ASK MORDY: Eyedropper Tool Woes


This question comes in from Dan:

If I have a white rectangle with some transparency applied and it sitting directly over another rectangle with a red fill, what you end up seeing where they overlap is not red, not white but pink. Not rocket science....I know. However if I want to use the eyedropper to pick up that pink color....I cannot do it. I've been researching and fiddling with eyedropper settings but no matter what I do, eyedropper only picks up "white"; it sees the objects, not the color. If I take a screen shot of Illustrator and place that flattened 2-dimensional image back into Illustrator, now eyedropper "sees" the pink and picks it up if I shift-click. How do you make eyedropper pick up the resulting pixel color....not the fill color when you're dealing with transparencies? 

That's a great question, Dan. Just to illustrate the "issue" here, say you have two shapes -- a yellow and a blue rectangle -- that overlap. The blue shape is set to multiply, so where the two shapes overlap, you see green. If you use the Eyedropper tool to sample the area that "looks" green, you'll actually pick up blue. That's because the Eyedropper tool is picking up the fill attribute of the rectangle -- not the final color that's a result of the transparent effect. 

Sampling from the "green" area will actually result in a blue color.


As Dan mentioned, you *could* turn the artwork into an image (although you don't have to take a screenshot -- you could just rasterize the artwork by selecting both shapes and choosing Object > Rasterize). When sampling from a raster image, you can press and hold the Shift key while using the Eyedropper tool to get pixel values. While that's true, you still have to go through the trouble of rasterizing your artwork. More so, the color that you're sampling is actually an RGB color sampled from the screen. So it's not entirely accurate either.

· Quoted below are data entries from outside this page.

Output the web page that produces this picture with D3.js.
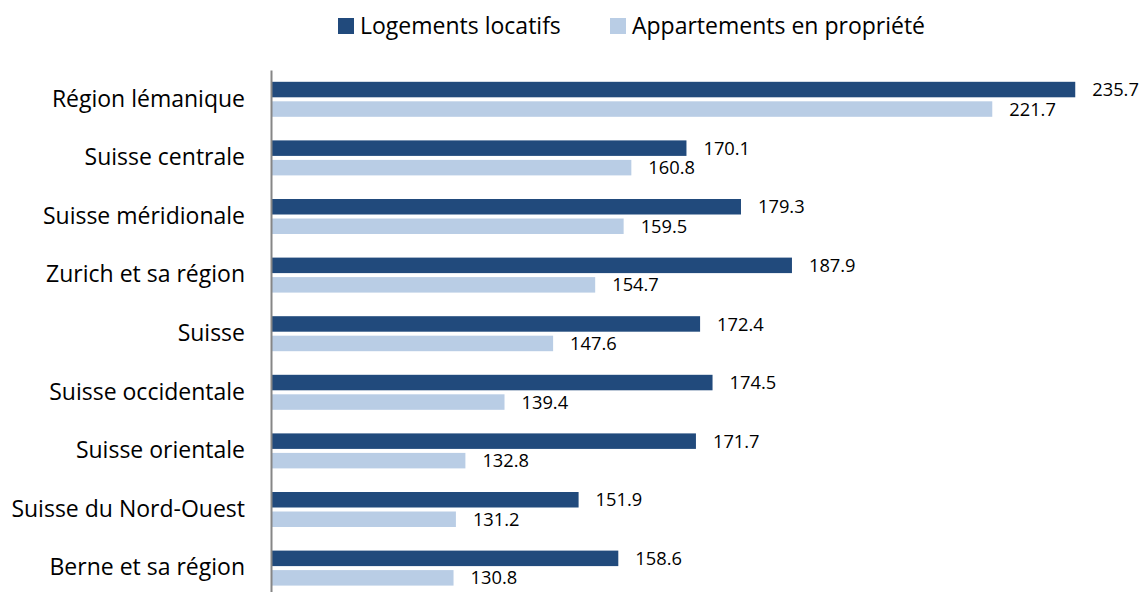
<!DOCTYPE html>
<html><head><meta charset="utf-8">
<script src="https://cdn.jsdelivr.net/npm/d3@7"></script>
<style>body{margin:0;background:#fff}svg{display:block}text{font-family:"Open Sans",Lato,sans-serif;fill:#000}</style>
</head><body><svg id="c" width="1143" height="592"></svg>
<script>
const categories = ["Région lémanique","Suisse centrale","Suisse méridionale","Zurich et sa région","Suisse","Suisse occidentale","Suisse orientale","Suisse du Nord-Ouest","Berne et sa région"];
const seriesNames = ["Logements locatifs","Appartements en propriété"];
const locatifs = [235.7,170.1,179.3,187.9,172.4,174.5,171.7,151.9,158.6];
const propriete = [221.7,160.8,159.5,154.7,147.6,139.4,132.8,131.2,130.8];
const colors = ["#214A7C","#B9CDE5"];

const svg = d3.select("#c");
const x = d3.scaleLinear().domain([100,250]).range([271,1160]);
const y = d3.scaleBand().domain(categories).range([70,597.4]).paddingInner(0).paddingOuter(0);
const barH = 15.5, gap = 4;
const groupH = barH*2+gap;
const series = [locatifs, propriete];

series.forEach((vals,si)=>{
  const g = svg.append("g");
  g.selectAll("rect").data(categories).enter().append("rect")
    .attr("x", x(100))
    .attr("y", (c)=> y(c) + (y.bandwidth()-groupH)/2 + si*(barH+gap))
    .attr("width", (c,i)=> x(vals[i]) - x(100))
    .attr("height", barH)
    .attr("fill", colors[si]);
  g.selectAll("text").data(categories).enter().append("text")
    .attr("x", (c,i)=> x(vals[i]) + 17)
    .attr("y", (c)=> y(c) + (y.bandwidth()-groupH)/2 + si*(barH+gap) + barH/2)
    .attr("dy","0.36em")
    .attr("font-size", 18.3)
    .text((c,i)=> d3.format(".1f")(vals[i]));
});

// y axis
const ax = svg.append("g").attr("transform",`translate(${x(100)},0)`)
  .call(d3.axisLeft(y).tickSize(0).tickPadding(26));
ax.select(".domain").attr("stroke","#868686").attr("stroke-width",2);
ax.selectAll("text").attr("font-size",23).attr("font-family","'Open Sans',Lato,sans-serif").attr("fill","#000");

// legend
const legendX = [338, 610];
const leg = svg.append("g");
seriesNames.forEach((n,i)=>{
  leg.append("rect").attr("x",legendX[i]).attr("y",18).attr("width",16).attr("height",16).attr("fill",colors[i]);
  leg.append("text").attr("x",legendX[i]+22).attr("y",34).attr("font-size",23).text(n);
});
</script></body></html>
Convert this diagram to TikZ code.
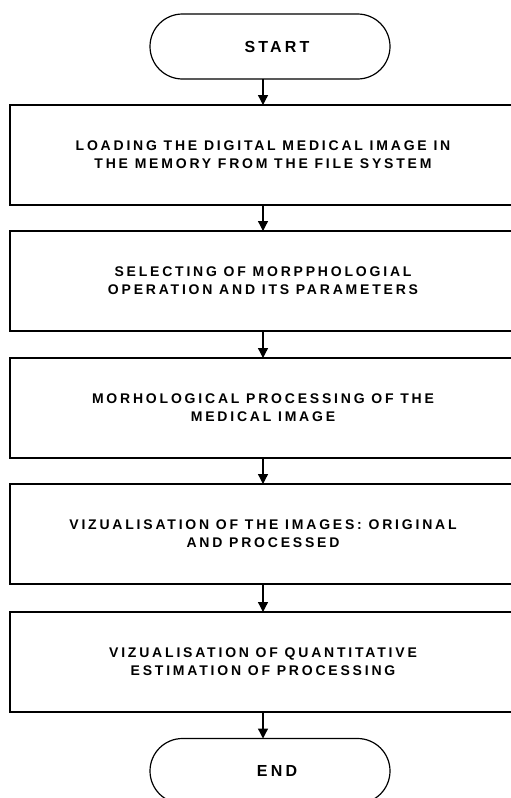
\documentclass[tikz,border=0pt]{standalone}
\usepackage{fontspec}
\setmainfont{Liberation Sans}
\newfontfamily\flowfont[LetterSpace=20]{Liberation Sans}
\usetikzlibrary{arrows.meta,shapes.misc}
\begin{document}
\begin{tikzpicture}[x=1pt,y=-1pt,
  proc/.style={draw, line width=1.5pt, minimum width=506pt, minimum height=100pt, inner sep=0pt, outer sep=0pt, align=center, font=\flowfont\bfseries\fontsize{14}{18}\selectfont},
  term/.style={draw, rounded rectangle, line width=1.2pt, minimum width=240pt, minimum height=65pt, inner sep=0pt, outer sep=0pt, font=\flowfont\bfseries\fontsize{16}{18}\selectfont},
  arr/.style={-{Triangle[length=10pt,width=10pt]}, line width=1.3pt}]
\useasboundingbox (0,0) rectangle (511,798);
\clip (0,0) rectangle (511,798);
\coordinate (ax) at (263,0);
\node[term] (start) at (270,46.5) {\hspace*{14pt}START};
\node[proc] (b1) at (263,155) {LOADING THE DIGITAL MEDICAL IMAGE IN\\THE MEMORY FROM THE FILE SYSTEM};
\node[proc] (b2) at (263,281) {SELECTING OF MORPPHOLOGIAL\\OPERATION AND ITS PARAMETERS};
\node[proc] (b3) at (263,408) {MORHOLOGICAL PROCESSING OF THE\\MEDICAL IMAGE};
\node[proc] (b4) at (263,534) {VIZUALISATION OF THE IMAGES: ORIGINAL\\AND PROCESSED};
\node[proc] (b5) at (263,662) {VIZUALISATION OF QUANTITATIVE\\ESTIMATION OF PROCESSING};
\node[term] (end) at (270,771) {\hspace*{14pt}END};
\draw[arr] (start.south -| ax) -- (b1.north);
\draw[arr] (b1.south) -- (b2.north);
\draw[arr] (b2.south) -- (b3.north);
\draw[arr] (b3.south) -- (b4.north);
\draw[arr] (b4.south) -- (b5.north);
\draw[arr] (b5.south) -- (end.north -| ax);
\end{tikzpicture}
\end{document}
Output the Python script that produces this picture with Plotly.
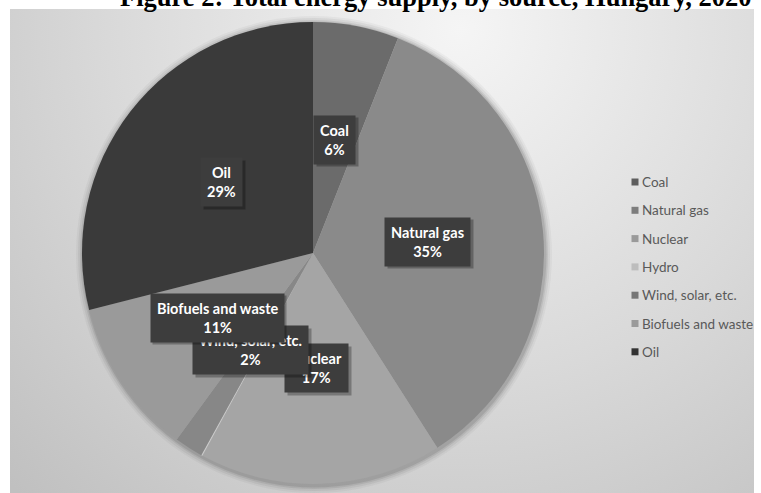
import base64
import math
import plotly.graph_objects as go

# Total energy supply by source, Hungary 2020 (share of total, %)
sources = ["Coal", "Natural gas", "Nuclear", "Hydro", "Wind, solar, etc.",
           "Biofuels and waste", "Oil"]
shares = [6, 35, 17, 0.1, 2, 11, 29]
slice_colors = ["#6b6b6b", "#8a8a8a", "#a5a5a5", "#c9c9c9", "#878787",
                "#9a9a9a", "#3a3a3a"]
legend_colors = ["#5e5e5e", "#7d7d7d", "#9a9a9a", "#bdbdbd", "#767676",
                 "#9a9a9a", "#333333"]
labelled = [True, True, True, False, True, True, True]

W, H = 761, 493
CX, CY, R = 313, 253, 231          # pie centre and radius in pixels
PANEL = (10, 9, 754, 493)           # grey chart panel (x0, y0, x1, y1) in pixels


def px(x):
    return x / W


def py(y):
    return 1 - y / H


fig = go.Figure()

fig.add_trace(go.Pie(
    labels=sources,
    values=shares,
    sort=False,
    direction="clockwise",
    rotation=0,
    marker=dict(colors=slice_colors, line=dict(width=0)),
    textinfo="none",
    hoverinfo="label+percent",
    showlegend=False,
    domain=dict(x=[px(CX - R), px(CX + R)], y=[py(CY + R), py(CY - R)]),
))

# panel background with a soft radial gradient
pw, ph = PANEL[2] - PANEL[0], PANEL[3] - PANEL[1]
svg = (
    f'<svg xmlns="http://www.w3.org/2000/svg" width="{pw}" height="{ph}" '
    f'viewBox="0 0 {pw} {ph}" preserveAspectRatio="none"><defs>'
    f'<radialGradient id="g" cx="450" cy="20" r="640" gradientUnits="userSpaceOnUse">'
    f'<stop offset="0" stop-color="#f5f5f5"/><stop offset="0.55" stop-color="#d9d9d9"/>'
    f'<stop offset="1" stop-color="#c0c0c0"/></radialGradient></defs>'
    f'<rect width="{pw}" height="{ph}" fill="url(#g)"/></svg>'
)
bg_src = "data:image/svg+xml;base64," + base64.b64encode(svg.encode()).decode()

images = [dict(source=bg_src, xref="paper", yref="paper", x=px(PANEL[0]), y=py(PANEL[1]),
               sizex=px(pw), sizey=ph / H, sizing="stretch", layer="below",
               xanchor="left", yanchor="top")]

# soft shadow around the pie
shapes = []
for grow, alpha in [(7, 0.035), (5, 0.05), (3, 0.07), (1.5, 0.09)]:
    shapes.append(dict(type="circle", xref="paper", yref="paper", layer="below",
                       x0=px(CX - R - grow + 1), x1=px(CX + R + grow + 1),
                       y0=py(CY + R + grow + 2), y1=py(CY - R - grow + 1),
                       fillcolor=f"rgba(0,0,0,{alpha})", line=dict(width=0)))

annotations = []

# title (sits partly above the page edge)
annotations.append(dict(
    text="<b>Figure 2: Total energy supply, by source, Hungary, 2020</b>",
    xref="paper", yref="paper", x=px(435), y=py(-3), xanchor="center", yanchor="middle",
    showarrow=False, font=dict(family="Liberation Serif", size=26.5, color="#000000"),
))

# data labels: dark boxes placed at each slice's mid-angle
total = sum(shares)
cum = 0.0
for name, v, show in zip(sources, shares, labelled):
    mid = (cum + v / 2) / total * 2 * math.pi
    cum += v
    if not show:
        continue
    rr = 0.5 * R
    lx = CX + rr * math.sin(mid)
    ly = CY - rr * math.cos(mid)
    pct = round(v / total * 100)
    text = f"<b>{name}<br>{pct}%</b>"
    # drop shadow under the box
    annotations.append(dict(
        text=text, xref="paper", yref="paper", x=px(lx), y=py(ly),
        xanchor="center", yanchor="middle", showarrow=False, xshift=2.5, yshift=-2.5,
        font=dict(family="Lato", size=14.5, color="rgba(0,0,0,0)"),
        bgcolor="rgba(0,0,0,0.28)", borderpad=6,
    ))
    annotations.append(dict(
        text=text, xref="paper", yref="paper", x=px(lx), y=py(ly),
        xanchor="center", yanchor="middle", showarrow=False,
        font=dict(family="Lato", size=14.5, color="#ffffff"),
        bgcolor="#3d3d3d", borderpad=6,
    ))

# legend
LEG_X, LEG_Y0, LEG_DY, SQ = 635, 182, 28.3, 7
for i, (name, col) in enumerate(zip(sources, legend_colors)):
    yc = LEG_Y0 + i * LEG_DY
    shapes.append(dict(type="rect", xref="paper", yref="paper",
                       x0=px(LEG_X - SQ / 2), x1=px(LEG_X + SQ / 2),
                       y0=py(yc + SQ / 2), y1=py(yc - SQ / 2),
                       fillcolor=col, line=dict(width=0)))
    annotations.append(dict(
        text=name, xref="paper", yref="paper", x=px(LEG_X + 5), y=py(yc),
        xanchor="left", yanchor="middle", showarrow=False,
        font=dict(family="Lato", size=13.5, color="#595959"),
    ))

fig.update_layout(
    width=W, height=H,
    margin=dict(l=0, r=0, t=0, b=0),
    paper_bgcolor="#ffffff",
    plot_bgcolor="rgba(0,0,0,0)",
    images=images,
    shapes=shapes,
    annotations=annotations,
    showlegend=False,
)

fig.write_html("out.html")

Sadly, this is a deficiency in the way the Eyedropper tool works. It can only sample pixels from rasters, and if it finds an object, it grabs it attributes, not the color that is seen on the screen.

So what to do?

Well, first, in order to get the real color of that overlapping area, we'll need to select both shapes and choose Object > Flatten Transparency. This will actually break up the artwork so that you'll have a physical third shape. This shape will contain the resulting color of the transparency. You could then use the Eyedropper tool to sample that new shape.

But that doesn't really work for me, as I will lose my editable artwork. Let's step back for a second though -- what if we just ignore the Eyedropper tool altogether? I mean, all we're after is the color. What if I told you I could hand you that color as a swatch? Would that work for you? It will take a few steps to do it, but if we record an Action to do it for us in a single click (or keystroke), that might fit the bill. Let's take it one step at a time:

1. Select the overlapping artwork.

2. Open the Actions panel and click the Create New Action button. Give it a name (and if you'd like, assign it to a set). If you want to perform this action later via a keystroke, assign a Function key as well. Then click Record.

3. Choose Edit > Copy.

4. Choose Edit > Paste in Front.

5. Choose Object > Flatten Transparency and then click OK (the default Medium setting is fine for our needs).

6. Open the Swatches panel, and from the bottom of it, click the New Color Group button. Click OK when the New Color Dialog appears.

7. Choose Edit > Clear.

8. In the Actions panel, click the Stop Recording button.

9. Make sure that the Toggle Dialog settings are off for the steps in the Action (otherwise the dialogs will appear whenever you run the Action).

OK, you're done. Now try it out. Create some overlapping artwork that has transparency. Select the artwork and Play the Action. Now you'll find a swatch in your panel that contains the exact color of that overlapping area.